> Direction: Can you write out the whole listing exactly?

> Source material:
################

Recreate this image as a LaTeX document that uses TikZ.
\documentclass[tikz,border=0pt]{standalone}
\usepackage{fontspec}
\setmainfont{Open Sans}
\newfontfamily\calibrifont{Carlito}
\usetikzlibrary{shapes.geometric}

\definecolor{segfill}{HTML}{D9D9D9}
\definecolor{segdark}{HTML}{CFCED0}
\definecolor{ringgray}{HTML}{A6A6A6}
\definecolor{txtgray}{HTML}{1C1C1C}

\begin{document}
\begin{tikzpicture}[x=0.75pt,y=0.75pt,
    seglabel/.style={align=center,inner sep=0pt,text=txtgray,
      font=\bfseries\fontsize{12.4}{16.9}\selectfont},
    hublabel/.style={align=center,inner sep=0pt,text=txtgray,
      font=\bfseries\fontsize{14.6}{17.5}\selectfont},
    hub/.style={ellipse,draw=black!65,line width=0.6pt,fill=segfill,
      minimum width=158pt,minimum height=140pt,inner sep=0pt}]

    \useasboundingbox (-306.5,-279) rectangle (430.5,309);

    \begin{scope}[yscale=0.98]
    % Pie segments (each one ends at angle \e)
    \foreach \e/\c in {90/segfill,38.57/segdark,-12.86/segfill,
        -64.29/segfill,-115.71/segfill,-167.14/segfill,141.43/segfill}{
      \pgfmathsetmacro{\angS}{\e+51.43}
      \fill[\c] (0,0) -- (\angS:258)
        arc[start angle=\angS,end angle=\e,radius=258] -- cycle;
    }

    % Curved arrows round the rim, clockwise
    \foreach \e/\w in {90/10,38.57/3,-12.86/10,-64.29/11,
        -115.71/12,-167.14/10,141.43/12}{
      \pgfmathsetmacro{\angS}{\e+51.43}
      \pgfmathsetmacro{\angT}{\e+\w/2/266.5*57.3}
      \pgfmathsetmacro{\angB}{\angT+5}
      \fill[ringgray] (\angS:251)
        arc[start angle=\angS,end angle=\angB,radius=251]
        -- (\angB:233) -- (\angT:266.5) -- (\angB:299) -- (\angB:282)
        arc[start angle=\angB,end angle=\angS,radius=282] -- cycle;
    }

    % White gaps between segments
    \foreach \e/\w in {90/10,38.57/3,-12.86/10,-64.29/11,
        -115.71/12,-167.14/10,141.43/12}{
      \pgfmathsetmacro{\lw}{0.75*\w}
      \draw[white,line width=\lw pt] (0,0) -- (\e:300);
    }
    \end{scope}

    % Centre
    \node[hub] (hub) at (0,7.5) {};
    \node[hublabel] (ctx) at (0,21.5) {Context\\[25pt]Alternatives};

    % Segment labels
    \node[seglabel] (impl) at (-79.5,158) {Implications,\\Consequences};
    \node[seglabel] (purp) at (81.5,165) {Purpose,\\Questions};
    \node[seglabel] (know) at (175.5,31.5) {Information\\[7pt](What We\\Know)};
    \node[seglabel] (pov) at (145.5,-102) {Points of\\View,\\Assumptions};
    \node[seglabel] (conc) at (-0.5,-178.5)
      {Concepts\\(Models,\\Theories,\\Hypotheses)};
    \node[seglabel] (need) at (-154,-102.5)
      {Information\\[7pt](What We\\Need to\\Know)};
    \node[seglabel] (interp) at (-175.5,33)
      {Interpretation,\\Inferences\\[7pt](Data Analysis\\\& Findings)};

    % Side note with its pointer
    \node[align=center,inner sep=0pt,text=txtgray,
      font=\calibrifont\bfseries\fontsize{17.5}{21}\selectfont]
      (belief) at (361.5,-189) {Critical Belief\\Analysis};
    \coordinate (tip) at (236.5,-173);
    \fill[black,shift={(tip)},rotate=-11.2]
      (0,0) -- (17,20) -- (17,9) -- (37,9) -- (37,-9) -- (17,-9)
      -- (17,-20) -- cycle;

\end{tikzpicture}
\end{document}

################

> Exercise solution:
Recreate this image as a LaTeX document that uses TikZ.
\documentclass[tikz,border=0pt]{standalone}
\usepackage{fontspec}
\setmainfont{Open Sans}
\newfontfamily\calibrifont{Carlito}
\usetikzlibrary{shapes.geometric}

\definecolor{segfill}{HTML}{D9D9D9}
\definecolor{segdark}{HTML}{CFCED0}
\definecolor{ringgray}{HTML}{A6A6A6}
\definecolor{txtgray}{HTML}{1C1C1C}

\begin{document}
\begin{tikzpicture}[x=0.75pt,y=0.75pt,
    seglabel/.style={align=center,inner sep=0pt,text=txtgray,
      font=\bfseries\fontsize{12.4}{16.9}\selectfont},
    hublabel/.style={align=center,inner sep=0pt,text=txtgray,
      font=\bfseries\fontsize{14.6}{17.5}\selectfont},
    hub/.style={ellipse,draw=black!65,line width=0.6pt,fill=segfill,
      minimum width=158pt,minimum height=140pt,inner sep=0pt}]

    \useasboundingbox (-306.5,-279) rectangle (430.5,309);

    \begin{scope}[yscale=0.98]
    % Pie segments (each one ends at angle \e)
    \foreach \e/\c in {90/segfill,38.57/segdark,-12.86/segfill,
        -64.29/segfill,-115.71/segfill,-167.14/segfill,141.43/segfill}{
      \pgfmathsetmacro{\angS}{\e+51.43}
      \fill[\c] (0,0) -- (\angS:258)
        arc[start angle=\angS,end angle=\e,radius=258] -- cycle;
    }

    % Curved arrows round the rim, clockwise
    \foreach \e/\w in {90/10,38.57/3,-12.86/10,-64.29/11,
        -115.71/12,-167.14/10,141.43/12}{
      \pgfmathsetmacro{\angS}{\e+51.43}
      \pgfmathsetmacro{\angT}{\e+\w/2/266.5*57.3}
      \pgfmathsetmacro{\angB}{\angT+5}
      \fill[ringgray] (\angS:251)
        arc[start angle=\angS,end angle=\angB,radius=251]
        -- (\angB:233) -- (\angT:266.5) -- (\angB:299) -- (\angB:282)
        arc[start angle=\angB,end angle=\angS,radius=282] -- cycle;
    }

    % White gaps between segments
    \foreach \e/\w in {90/10,38.57/3,-12.86/10,-64.29/11,
        -115.71/12,-167.14/10,141.43/12}{
      \pgfmathsetmacro{\lw}{0.75*\w}
      \draw[white,line width=\lw pt] (0,0) -- (\e:300);
    }
    \end{scope}

    % Centre
    \node[hub] (hub) at (0,7.5) {};
    \node[hublabel] (ctx) at (0,21.5) {Context\\[25pt]Alternatives};

    % Segment labels
    \node[seglabel] (impl) at (-79.5,158) {Implications,\\Consequences};
    \node[seglabel] (purp) at (81.5,165) {Purpose,\\Questions};
    \node[seglabel] (know) at (175.5,31.5) {Information\\[7pt](What We\\Know)};
    \node[seglabel] (pov) at (145.5,-102) {Points of\\View,\\Assumptions};
    \node[seglabel] (conc) at (-0.5,-178.5)
      {Concepts\\(Models,\\Theories,\\Hypotheses)};
    \node[seglabel] (need) at (-154,-102.5)
      {Information\\[7pt](What We\\Need to\\Know)};
    \node[seglabel] (interp) at (-175.5,33)
      {Interpretation,\\Inferences\\[7pt](Data Analysis\\\& Findings)};

    % Side note with its pointer
    \node[align=center,inner sep=0pt,text=txtgray,
      font=\calibrifont\bfseries\fontsize{17.5}{21}\selectfont]
      (belief) at (361.5,-189) {Critical Belief\\Analysis};
    \coordinate (tip) at (236.5,-173);
    \fill[black,shift={(tip)},rotate=-11.2]
      (0,0) -- (17,20) -- (17,9) -- (37,9) -- (37,-9) -- (17,-9)
      -- (17,-20) -- cycle;

\end{tikzpicture}
\end{document}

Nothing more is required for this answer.